Ingredients
Method
Lemon Ginger Grilled Chicken
- To make your marinade, mix together the following ingredients: 3 tbsp olive oil, juice of one lemon, 1 tbsp crushed red pepper flakes and 2 tbsp of ground ginger.
- Place chicken and marinade in zip lock bag and marinate over-night or place in freezer for future use.
- Thaw chicken before grilling. Grill over medium-high heat until chicken is 160 degrees. Let rest for 4 minutes before slicing. (you could also cook in oven or on stove and just look for the same temperature)

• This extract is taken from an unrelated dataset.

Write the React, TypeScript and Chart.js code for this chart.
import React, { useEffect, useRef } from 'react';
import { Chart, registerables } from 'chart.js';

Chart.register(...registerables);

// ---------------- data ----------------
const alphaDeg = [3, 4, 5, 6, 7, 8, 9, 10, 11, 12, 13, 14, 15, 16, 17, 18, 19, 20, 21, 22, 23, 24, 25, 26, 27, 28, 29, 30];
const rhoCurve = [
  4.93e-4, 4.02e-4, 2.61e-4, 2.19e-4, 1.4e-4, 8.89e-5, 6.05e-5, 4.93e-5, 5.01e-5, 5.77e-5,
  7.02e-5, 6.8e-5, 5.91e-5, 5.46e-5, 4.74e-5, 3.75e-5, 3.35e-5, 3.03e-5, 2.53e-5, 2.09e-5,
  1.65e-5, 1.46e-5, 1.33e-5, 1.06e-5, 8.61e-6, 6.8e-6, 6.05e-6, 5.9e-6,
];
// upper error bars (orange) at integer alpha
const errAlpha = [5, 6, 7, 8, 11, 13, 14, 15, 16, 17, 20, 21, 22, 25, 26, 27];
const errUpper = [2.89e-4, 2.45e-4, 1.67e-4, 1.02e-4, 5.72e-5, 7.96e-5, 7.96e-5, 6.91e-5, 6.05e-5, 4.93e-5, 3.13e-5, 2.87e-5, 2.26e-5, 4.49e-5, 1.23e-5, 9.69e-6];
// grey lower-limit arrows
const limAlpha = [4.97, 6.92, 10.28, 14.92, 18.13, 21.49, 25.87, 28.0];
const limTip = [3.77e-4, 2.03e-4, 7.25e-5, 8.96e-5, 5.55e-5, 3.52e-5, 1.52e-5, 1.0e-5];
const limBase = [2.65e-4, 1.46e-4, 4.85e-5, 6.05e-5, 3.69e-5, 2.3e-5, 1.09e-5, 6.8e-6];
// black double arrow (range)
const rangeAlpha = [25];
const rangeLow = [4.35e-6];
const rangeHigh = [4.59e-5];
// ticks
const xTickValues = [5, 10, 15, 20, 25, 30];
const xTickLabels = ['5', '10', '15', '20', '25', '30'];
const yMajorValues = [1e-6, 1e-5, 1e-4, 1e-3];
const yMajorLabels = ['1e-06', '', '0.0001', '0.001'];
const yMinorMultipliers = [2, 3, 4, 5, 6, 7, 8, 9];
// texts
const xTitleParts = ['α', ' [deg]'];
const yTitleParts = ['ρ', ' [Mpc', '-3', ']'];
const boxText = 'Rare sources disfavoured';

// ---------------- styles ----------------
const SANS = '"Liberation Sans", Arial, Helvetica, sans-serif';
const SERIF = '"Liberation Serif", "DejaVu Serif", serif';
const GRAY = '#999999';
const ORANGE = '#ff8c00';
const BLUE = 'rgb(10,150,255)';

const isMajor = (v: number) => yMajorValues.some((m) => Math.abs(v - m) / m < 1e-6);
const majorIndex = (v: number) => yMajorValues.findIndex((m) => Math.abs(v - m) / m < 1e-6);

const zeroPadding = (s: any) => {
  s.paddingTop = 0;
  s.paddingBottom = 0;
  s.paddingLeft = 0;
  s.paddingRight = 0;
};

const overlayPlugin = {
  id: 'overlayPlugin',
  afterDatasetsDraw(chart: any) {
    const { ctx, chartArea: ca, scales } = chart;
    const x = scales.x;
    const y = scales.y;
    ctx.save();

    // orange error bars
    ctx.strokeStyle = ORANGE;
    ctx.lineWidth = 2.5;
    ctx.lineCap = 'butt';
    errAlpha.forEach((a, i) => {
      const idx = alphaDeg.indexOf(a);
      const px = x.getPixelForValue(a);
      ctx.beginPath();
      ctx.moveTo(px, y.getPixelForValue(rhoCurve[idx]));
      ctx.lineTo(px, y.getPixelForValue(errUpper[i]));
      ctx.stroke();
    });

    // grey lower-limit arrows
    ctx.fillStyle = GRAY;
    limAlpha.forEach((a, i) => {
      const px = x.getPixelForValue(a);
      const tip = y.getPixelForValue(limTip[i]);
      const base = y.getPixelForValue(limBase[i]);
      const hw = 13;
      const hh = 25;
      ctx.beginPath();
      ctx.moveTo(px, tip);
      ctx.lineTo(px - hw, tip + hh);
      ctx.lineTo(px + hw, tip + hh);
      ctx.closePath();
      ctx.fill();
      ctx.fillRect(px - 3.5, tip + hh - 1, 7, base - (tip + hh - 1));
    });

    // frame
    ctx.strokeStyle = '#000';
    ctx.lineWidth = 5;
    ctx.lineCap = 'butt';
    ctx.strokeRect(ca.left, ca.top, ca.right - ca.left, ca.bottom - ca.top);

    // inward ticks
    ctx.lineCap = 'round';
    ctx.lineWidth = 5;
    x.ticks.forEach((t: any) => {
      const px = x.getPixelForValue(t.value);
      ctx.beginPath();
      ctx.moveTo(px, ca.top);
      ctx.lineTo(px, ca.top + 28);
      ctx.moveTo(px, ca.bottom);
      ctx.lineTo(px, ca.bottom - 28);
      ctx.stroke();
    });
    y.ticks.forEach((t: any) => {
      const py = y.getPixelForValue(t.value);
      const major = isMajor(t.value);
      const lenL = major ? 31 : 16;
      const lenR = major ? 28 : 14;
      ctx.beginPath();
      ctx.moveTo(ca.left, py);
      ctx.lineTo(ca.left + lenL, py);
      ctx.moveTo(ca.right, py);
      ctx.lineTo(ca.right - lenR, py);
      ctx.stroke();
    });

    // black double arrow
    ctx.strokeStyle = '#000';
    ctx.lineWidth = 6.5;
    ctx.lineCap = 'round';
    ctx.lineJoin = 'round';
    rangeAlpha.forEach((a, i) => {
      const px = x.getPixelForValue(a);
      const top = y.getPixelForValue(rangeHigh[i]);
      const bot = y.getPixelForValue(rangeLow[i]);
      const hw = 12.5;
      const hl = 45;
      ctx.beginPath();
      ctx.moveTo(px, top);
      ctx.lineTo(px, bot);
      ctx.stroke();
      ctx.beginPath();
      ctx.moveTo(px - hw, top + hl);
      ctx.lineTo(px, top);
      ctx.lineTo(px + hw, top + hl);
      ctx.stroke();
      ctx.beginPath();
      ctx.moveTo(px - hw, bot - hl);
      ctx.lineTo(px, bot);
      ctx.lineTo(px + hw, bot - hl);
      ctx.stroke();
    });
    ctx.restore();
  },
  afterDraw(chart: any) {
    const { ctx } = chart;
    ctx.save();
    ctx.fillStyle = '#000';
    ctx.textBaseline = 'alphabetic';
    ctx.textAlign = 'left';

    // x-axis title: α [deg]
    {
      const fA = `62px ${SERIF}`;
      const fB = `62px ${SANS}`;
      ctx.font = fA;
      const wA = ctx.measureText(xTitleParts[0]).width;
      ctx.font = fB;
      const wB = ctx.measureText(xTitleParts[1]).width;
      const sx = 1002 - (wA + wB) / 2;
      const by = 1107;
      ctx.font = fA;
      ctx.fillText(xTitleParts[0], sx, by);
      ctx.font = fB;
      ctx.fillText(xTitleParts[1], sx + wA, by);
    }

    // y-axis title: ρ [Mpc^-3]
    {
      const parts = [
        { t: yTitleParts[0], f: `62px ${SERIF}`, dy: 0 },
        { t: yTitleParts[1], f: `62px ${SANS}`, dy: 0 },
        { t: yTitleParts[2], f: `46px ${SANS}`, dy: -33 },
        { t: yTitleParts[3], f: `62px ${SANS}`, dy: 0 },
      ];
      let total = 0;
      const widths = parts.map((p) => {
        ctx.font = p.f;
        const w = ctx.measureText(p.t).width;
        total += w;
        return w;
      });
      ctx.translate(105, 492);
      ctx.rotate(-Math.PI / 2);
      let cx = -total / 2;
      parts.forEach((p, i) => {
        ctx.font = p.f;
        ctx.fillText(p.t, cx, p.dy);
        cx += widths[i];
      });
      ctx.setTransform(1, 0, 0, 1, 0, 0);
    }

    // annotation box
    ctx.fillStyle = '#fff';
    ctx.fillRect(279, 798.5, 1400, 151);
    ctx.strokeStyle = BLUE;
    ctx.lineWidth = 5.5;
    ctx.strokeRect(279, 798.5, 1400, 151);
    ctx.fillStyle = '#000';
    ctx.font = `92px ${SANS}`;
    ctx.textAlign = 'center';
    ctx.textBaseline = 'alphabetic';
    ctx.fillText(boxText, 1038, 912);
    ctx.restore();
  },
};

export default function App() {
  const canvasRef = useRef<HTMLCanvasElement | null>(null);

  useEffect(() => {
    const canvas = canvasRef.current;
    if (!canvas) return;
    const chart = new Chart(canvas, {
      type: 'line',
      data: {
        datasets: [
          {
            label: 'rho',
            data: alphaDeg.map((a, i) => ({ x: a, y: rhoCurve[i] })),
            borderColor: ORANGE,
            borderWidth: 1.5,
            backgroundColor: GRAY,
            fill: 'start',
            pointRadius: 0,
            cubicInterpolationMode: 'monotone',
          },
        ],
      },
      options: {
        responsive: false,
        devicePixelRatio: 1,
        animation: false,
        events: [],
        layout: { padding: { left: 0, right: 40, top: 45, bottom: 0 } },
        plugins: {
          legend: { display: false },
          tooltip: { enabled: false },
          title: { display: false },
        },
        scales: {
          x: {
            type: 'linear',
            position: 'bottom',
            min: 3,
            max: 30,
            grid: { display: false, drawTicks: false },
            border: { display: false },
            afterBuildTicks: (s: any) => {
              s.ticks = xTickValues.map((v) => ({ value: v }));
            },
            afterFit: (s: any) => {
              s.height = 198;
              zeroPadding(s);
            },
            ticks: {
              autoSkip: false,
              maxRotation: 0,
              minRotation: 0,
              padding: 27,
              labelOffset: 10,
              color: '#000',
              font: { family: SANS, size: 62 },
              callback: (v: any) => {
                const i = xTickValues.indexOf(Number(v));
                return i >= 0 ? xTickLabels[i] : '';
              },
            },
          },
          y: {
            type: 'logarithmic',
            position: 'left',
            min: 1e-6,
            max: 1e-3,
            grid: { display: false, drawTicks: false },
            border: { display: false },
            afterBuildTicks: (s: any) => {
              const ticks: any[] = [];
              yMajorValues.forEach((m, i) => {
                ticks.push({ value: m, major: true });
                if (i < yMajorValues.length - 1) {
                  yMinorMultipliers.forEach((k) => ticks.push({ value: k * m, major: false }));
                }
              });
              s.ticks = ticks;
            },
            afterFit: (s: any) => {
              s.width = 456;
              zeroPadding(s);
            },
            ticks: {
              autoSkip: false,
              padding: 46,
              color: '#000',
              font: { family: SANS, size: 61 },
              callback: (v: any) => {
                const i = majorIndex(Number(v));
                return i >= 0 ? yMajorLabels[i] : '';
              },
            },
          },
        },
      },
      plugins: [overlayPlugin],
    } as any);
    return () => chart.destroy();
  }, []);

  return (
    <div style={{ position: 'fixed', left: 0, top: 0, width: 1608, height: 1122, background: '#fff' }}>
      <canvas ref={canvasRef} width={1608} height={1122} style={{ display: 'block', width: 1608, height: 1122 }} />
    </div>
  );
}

Lemon Ginger Cauliflower Veggies
- Heat about 1.5 tbsp of ghee butter in pan over medium-high heat. Add in your broccolini and stir for 3-5 minutes.
- Sprinkle with a dash of salt, 2 tsp of garlic powder, 1 tbsp of ground ginger and 1 tbsp of crushed red pepper flakes. (go light on the pepper if you are sensitive to heat/spicy)
- Add your mushrooms, 1 tbsp of honey, juice of 1/2 lemon and 1.5 tbsp of meyer lemon olive oil. Stir together another 3-5 minutes over medium-high heat.
- Pour your bag of frozen riced cauliflower into the pan (you can also use fresh!). Stir together well and reduce to a low/simmer heat and cover. Cook until your veggies are to your liking. I was multi-tasking and left them on a little longer than normal for us, but about another 12 minutes overall.
Creamy Ginger Sauce
- Mix together the following ingredients until smooth and creamy: Greek yogurt, coconut aminos, 1.5 tbsp meyer lemon olive oil, 1 tbsp of honey, ground ginger, 1/2 squeezed lemon juice, garlic powder and just a dash of salt.